We hold that Section 9-06-07, N.D.C.C., does not bar introduction of parol evidence for the purpose of proving that the liability of one who signed a contract as a *153 principal thereto was in actuality an agent of another when the purport of such evidence is to establish the liability of the alleged non-signing principal. Such parol evidence is, of course, not admissible to exculpate principal signatories to the written contract.
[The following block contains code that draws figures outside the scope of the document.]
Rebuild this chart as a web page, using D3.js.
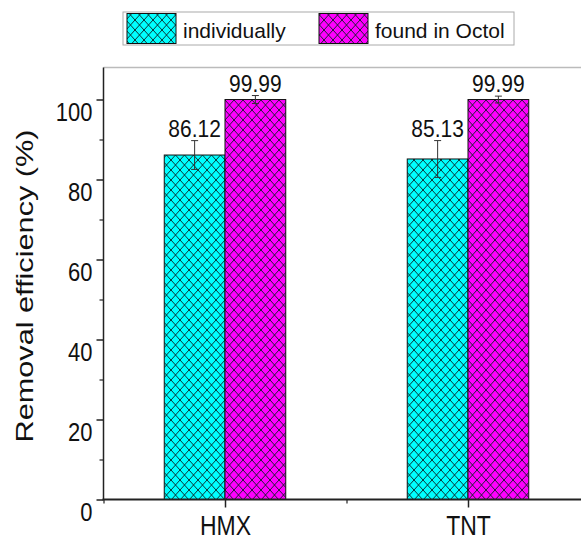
<!DOCTYPE html>
<html>
<head>
<meta charset="utf-8">
<script src="https://cdn.jsdelivr.net/npm/d3@7"></script>
<style>
  body { margin: 0; background: #fff; }
  text { font-family: 'Liberation Sans', Arial, sans-serif; fill: #111; }
</style>
</head>
<body>
<div id="chart"></div>
<script>
const categories = ['HMX', 'TNT']
const seriesNames = ['individually', 'found in Octol']
const individually = [86.12, 85.13]
const individuallyErr = [3.6, 4.6]
const octol = [99.99, 99.99]
const octolErr = [1.0, 0.85]
const yTicks = [0, 20, 40, 60, 80, 100]
const yMinorTicks = [10, 30, 50, 70, 90]

const width = 581
const height = 539

const svg = d3
  .select('#chart')
  .append('svg')
  .attr('width', width)
  .attr('height', height)

// hatch patterns
const defs = svg.append('defs')
const fills = ['#00ffff', '#ff00ff']
const pw = 9
const ph = 10
fills.forEach((c, i) => {
  const p = defs
    .append('pattern')
    .attr('id', 'hatch' + i)
    .attr('patternUnits', 'userSpaceOnUse')
    .attr('width', pw)
    .attr('height', ph)
  p.append('rect').attr('width', pw).attr('height', ph).attr('fill', c)
  p.append('path')
    .attr('d', 'M0,0L' + pw + ',' + ph + 'M' + pw + ',0L0,' + ph)
    .attr('stroke', '#0a2020')
    .attr('stroke-width', 0.9)
})

const xPositionScale = d3.scaleLinear().domain([0.5, 2.5]).range([103.5, 589.5])
const yPositionScale = d3.scaleLinear().domain([0, 100]).range([499.5, 99.5])
const barW = 0.25

// frame top line
svg
  .append('line')
  .attr('x1', xPositionScale(0.5))
  .attr('x2', width)
  .attr('y1', yPositionScale(108))
  .attr('y2', yPositionScale(108))
  .attr('stroke', '#bbbbbb')
  .attr('stroke-width', 1.5)

// bars
const rows = categories.map((c, i) => ({
  cat: i + 1,
  vals: [
    { v: individually[i], e: individuallyErr[i], s: 0 },
    { v: octol[i], e: octolErr[i], s: 1 }
  ]
}))

rows.forEach(row => {
  row.vals.forEach(d => {
    const x0 = row.cat - barW + d.s * barW
    const xc = x0 + barW / 2
    svg
      .append('rect')
      .attr('x', xPositionScale(x0))
      .attr('width', xPositionScale(x0 + barW) - xPositionScale(x0))
      .attr('y', yPositionScale(d.v))
      .attr('height', yPositionScale(0) - yPositionScale(d.v))
      .attr('fill', 'url(#hatch' + d.s + ')')
      .attr('stroke', '#111')
      .attr('stroke-width', 1)

    // error bar
    const ex = xPositionScale(xc)
    const eg = svg.append('g').attr('stroke', '#333').attr('stroke-width', 1)
    eg.append('line')
      .attr('x1', ex).attr('x2', ex)
      .attr('y1', yPositionScale(d.v + d.e))
      .attr('y2', yPositionScale(d.v - d.e))
    ;[d.v + d.e, d.v - d.e].forEach(v => {
      eg.append('line')
        .attr('x1', ex - 3.5).attr('x2', ex + 3.5)
        .attr('y1', yPositionScale(v)).attr('y2', yPositionScale(v))
    })

    svg
      .append('text')
      .attr('transform', 'translate(' + ex + ',' + (yPositionScale(d.v + d.e) - 4) + ') scale(1,1.12)')
      .attr('text-anchor', 'middle')
      .attr('font-size', 21)
      .text(d.v.toFixed(2))
  })
})

// y axis
const yAxis = d3.axisLeft(yPositionScale).tickValues(yTicks).tickSize(7).tickSizeOuter(0)
const yg = svg
  .append('g')
  .attr('transform', 'translate(' + xPositionScale(0.5) + ',0)')
  .call(yAxis)
yg.select('.domain').remove()
yg.selectAll('.tick line').attr('stroke', '#222').attr('stroke-width', 1.5)
yg.selectAll('.tick text')
  .attr('x', 0)
  .attr('dy', null)
  .attr('transform', 'translate(-11,21) scale(1,1.2)')
  .attr('font-size', 22)
  .attr('font-family', "'Liberation Sans', Arial, sans-serif")
  .attr('fill', '#111')

const yMinor = d3.axisLeft(yPositionScale).tickValues(yMinorTicks).tickSize(4).tickFormat('')
const ym = svg
  .append('g')
  .attr('transform', 'translate(' + xPositionScale(0.5) + ',0)')
  .call(yMinor)
ym.select('.domain').remove()
ym.selectAll('.tick line').attr('stroke', '#222').attr('stroke-width', 1.2)

svg
  .append('line')
  .attr('x1', xPositionScale(0.5))
  .attr('x2', xPositionScale(0.5))
  .attr('y1', yPositionScale(108))
  .attr('y2', yPositionScale(0))
  .attr('stroke', '#222')
  .attr('stroke-width', 1.5)

// x axis
const xAxis = d3
  .axisBottom(xPositionScale)
  .tickValues([1, 2])
  .tickSize(8)
  .tickFormat(d => categories[d - 1])
const xg = svg
  .append('g')
  .attr('transform', 'translate(0,' + yPositionScale(0) + ')')
  .call(xAxis)
xg.select('.domain').remove()
xg.selectAll('.tick line').attr('stroke', '#222').attr('stroke-width', 1.5)
xg.selectAll('.tick text')
  .attr('y', 0)
  .attr('dy', null)
  .attr('transform', 'translate(0,35) scale(1,1.2)')
  .attr('font-size', 23)
  .attr('font-family', "'Liberation Sans', Arial, sans-serif")
  .attr('fill', '#111')

const xMinor = d3.axisBottom(xPositionScale).tickValues([0.5, 1.5]).tickSize(4).tickFormat('')
const xm = svg
  .append('g')
  .attr('transform', 'translate(0,' + yPositionScale(0) + ')')
  .call(xMinor)
xm.select('.domain').remove()
xm.selectAll('.tick line').attr('stroke', '#222').attr('stroke-width', 1.2)

svg
  .append('line')
  .attr('x1', xPositionScale(0.5) - 1)
  .attr('x2', width)
  .attr('y1', yPositionScale(0))
  .attr('y2', yPositionScale(0))
  .attr('stroke', '#222')
  .attr('stroke-width', 1.8)

// y title
svg
  .append('text')
  .attr('transform', 'translate(33,' + 286 + ') rotate(-90)')
  .attr('text-anchor', 'middle')
  .attr('font-size', 24)
  .attr('textLength', 313)
  .attr('lengthAdjust', 'spacingAndGlyphs')
  .text('Removal efficiency (%)')

// legend
const legend = svg.append('g')
legend
  .append('rect')
  .attr('x', 123)
  .attr('y', 12)
  .attr('width', 391)
  .attr('height', 33)
  .attr('fill', '#fff')
  .attr('stroke', '#aaaaaa')
  .attr('stroke-width', 1)

const legendX = [127, 319]
seriesNames.forEach((name, i) => {
  legend
    .append('rect')
    .attr('x', legendX[i])
    .attr('y', 13.5)
    .attr('width', 49)
    .attr('height', 30)
    .attr('fill', 'url(#hatch' + i + ')')
    .attr('stroke', '#111')
    .attr('stroke-width', 1)
  legend
    .append('text')
    .attr('x', legendX[i] + 56)
    .attr('y', 37.5)
    .attr('font-size', 21)
    .text(name)
})
</script>
</body>
</html>
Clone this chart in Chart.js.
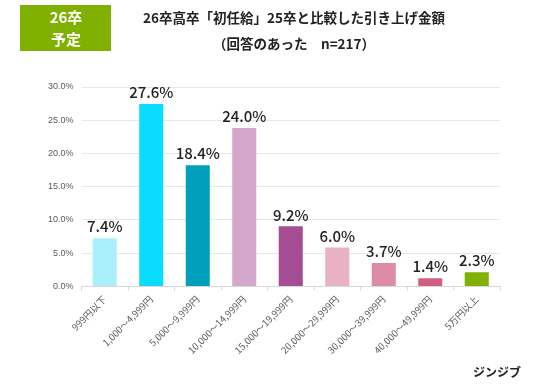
<!DOCTYPE html>
<html>
<head>
<meta charset="utf-8">
<script src="https://cdn.jsdelivr.net/npm/chart.js@4"></script>
<style>
  body { margin: 0; background: #fff; }
  #wrap { width: 536px; height: 386px; position: relative; }
</style>
</head>
<body>
<div id="wrap"><canvas id="chart"></canvas></div>
<script>
const categories = ["999円以下", "1,000～4,999円", "5,000～9,999円", "10,000～14,999円", "15,000～19,999円", "20,000～29,999円", "30,000～39,999円", "40,000～49,999円", "5万円以上"];
const values = [7.4, 27.6, 18.4, 24.0, 9.2, 6.0, 3.7, 1.4, 2.3];
const barColors = ["#aaf0fc", "#0adcff", "#00a0bc", "#d4a8cc", "#a44c94", "#e8b2c4", "#dc8ca4", "#d06082", "#80b000"];
const titleLines = ["26卒高卒「初任給」25卒と比較した引き上げ金額", "（回答のあった　n=217）"];
const badgeLines = ["26卒", "予定"];
const brand = "ジンジブ";

const JP = '"Noto Sans CJK JP", "Noto Sans", sans-serif';

// title, badge, watermark and value labels
const decor = {
  id: "decor",
  afterDatasetsDraw(chart) {
    const ctx = chart.ctx;
    ctx.save();
    // green badge
    ctx.fillStyle = "#80b000";
    ctx.fillRect(20, 5, 91, 46);
    ctx.fillStyle = "#fff";
    ctx.textAlign = "center";
    ctx.textBaseline = "middle";
    ctx.font = "bold 15px " + JP;
    ctx.fillText(badgeLines[0], 66, 17);
    ctx.fillText(badgeLines[1], 66, 39);

    // title
    ctx.fillStyle = "#222";
    ctx.font = "bold 13.5px " + JP;
    ctx.fillText(titleLines[0], 294, 18);
    ctx.fillText(titleLines[1], 294, 44);

    // value labels
    ctx.font = "500 15px " + JP;
    ctx.textBaseline = "bottom";
    const meta = chart.getDatasetMeta(0);
    meta.data.forEach((bar, i) => {
      ctx.fillText(values[i].toFixed(1) + "%", bar.x, bar.y - 3);
    });

    // watermark
    ctx.font = "bold 12px " + JP;
    ctx.textAlign = "right";
    ctx.textBaseline = "middle";
    ctx.fillText(brand, 521, 372);
    ctx.restore();
  }
};

new Chart(document.getElementById("chart"), {
  type: "bar",
  data: {
    labels: categories,
    datasets: [{
      data: values,
      backgroundColor: barColors,
      borderColor: "rgba(255,255,255,0.6)",
      borderWidth: 1,
      barPercentage: 0.56,
      categoryPercentage: 1
    }]
  },
  options: {
    responsive: true,
    maintainAspectRatio: false,
    animation: false,
    layout: { padding: { top: 87, right: 36, bottom: 27, left: 40 } },
    plugins: {
      legend: { display: false },
      tooltip: { enabled: false }
    },
    scales: {
      x: {
        grid: { display: true, drawOnChartArea: false, drawTicks: true, tickLength: 4, color: "#d9d9d9" },
        border: { color: "#d9d9d9" },
        ticks: {
          color: "#595959",
          font: { size: 9.5, family: JP },
          maxRotation: 45,
          minRotation: 45
        }
      },
      y: {
        min: 0,
        max: 30,
        grid: { color: "#e6e6e6", drawTicks: false },
        border: { display: false },
        ticks: {
          stepSize: 5,
          padding: 8,
          color: "#595959",
          font: { size: 9, family: "Liberation Sans, Arial, sans-serif" },
          callback: v => v.toFixed(1) + "%"
        }
      }
    }
  },
  plugins: [decor]
});
</script>
</body>
</html>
In Schuh v. Allery, 210 N.W.2d 96, 99 (N.D.1973), this Court said:"We believe that a trial judge, in a nonjury case, should ordinarily admit all evidence which is not clearly inadmissible. A judge who is competent to rule upon the admissibility of evidence can distinguish in his own mind, when deliberating his ultimate decision, between evidence which is admissible and evidence which is not admissible. The introduction of allegedly inadmissible evidence in a nonjury case will rarely be reversible error, and it may, often avoid a possible reversal in cases where this court, on appeal, holds that the evidence is admissible."
The trial court therefore erred in sustaining objections to the admission of parol evidence, the objective of which was to establish that Liberty was the principal of its agent Nevada or that both were engaged in a joint venture when the latter entered into the drilling contract with appellant Signal.
After concluding that the trial court erred in excluding the parol testimony and other parol evidence relating to Liberty's possible legal liability on the claim in question, we scrutinized the record of the offers of proof made at trial for the sole purpose of determining whether the exclusion of such evidence was prejudicial to Liberty. Although Signal's counsel admitted upon oral argument before this Court that its offers of proof at trial were incomplete and deficient, especially as to the industry's custom and practice, which he claimed would militate toward a finding of legal liability for Signal's claim as against Liberty, we note that this prevented a more complete offer. We hold that claim of error is sufficiently preserved.
We are also cognizant that mere offers of proof are generally not subjected to nor does the court have the benefit of adversary proceedings and scrutiny, such as cross-examination and rebuttal. Any effort to make any findings of fact or conclusions of law on the offered evidence could be highly prejudicial under these circumstances.
After having made the observation as to the offers of proof we find it appropriate to make further comment on Rule 43(c) of the North Dakota Rules of Civil Procedure. The unofficial commentaries, paragraph 3, Offer of Proof, are as follows:"Rule 43(c) makes it mandatory that in a court-tried case, the court shall take and report the evidence in full (presumably questions and answer form). In the jury-tried case, it is up to the court's discretion as to whether the court allows the attorney to not only state what is intended to be shown, but also to actually ask the questions and have the witness answer out of the hearing of the jury."
The texts by Barron & Holtzoff and Wright & Miller do not have a comparable commentary. Neither has this court had occasion to address itself to this particular problem. This observation is made solely for the purpose of calling attention to the possible construction of Rule 43(c). In making this observation the court is not adopting the commentary. We believe that the circumstances of each case would be the controlling factor.
We therefore vacate the judgment of dismissal as against Liberty and remand the case to the trial court for the taking of further evidence consistent with this opinion as to the legal relationship between the parties to this appeal with reference to the claim of Signal and for a further disposition by the trial court as may be appropriate.
*154 In vacating the judgment of dismissal and remanding this case we are not in any manner suggesting or directing what findings or conclusions this court should reach after it has heard all of the evidence submitted.
ERICKSTAD, C.J., and PAULSON, PEDERSON and VOGEL, JJ., concur.NOTES
 There is no question that the oil well drilled by Signal pursuant to its agreement with Nevada was the same well as that contemplated by the agreement of August 11, 1970, between Liberty and Nevada.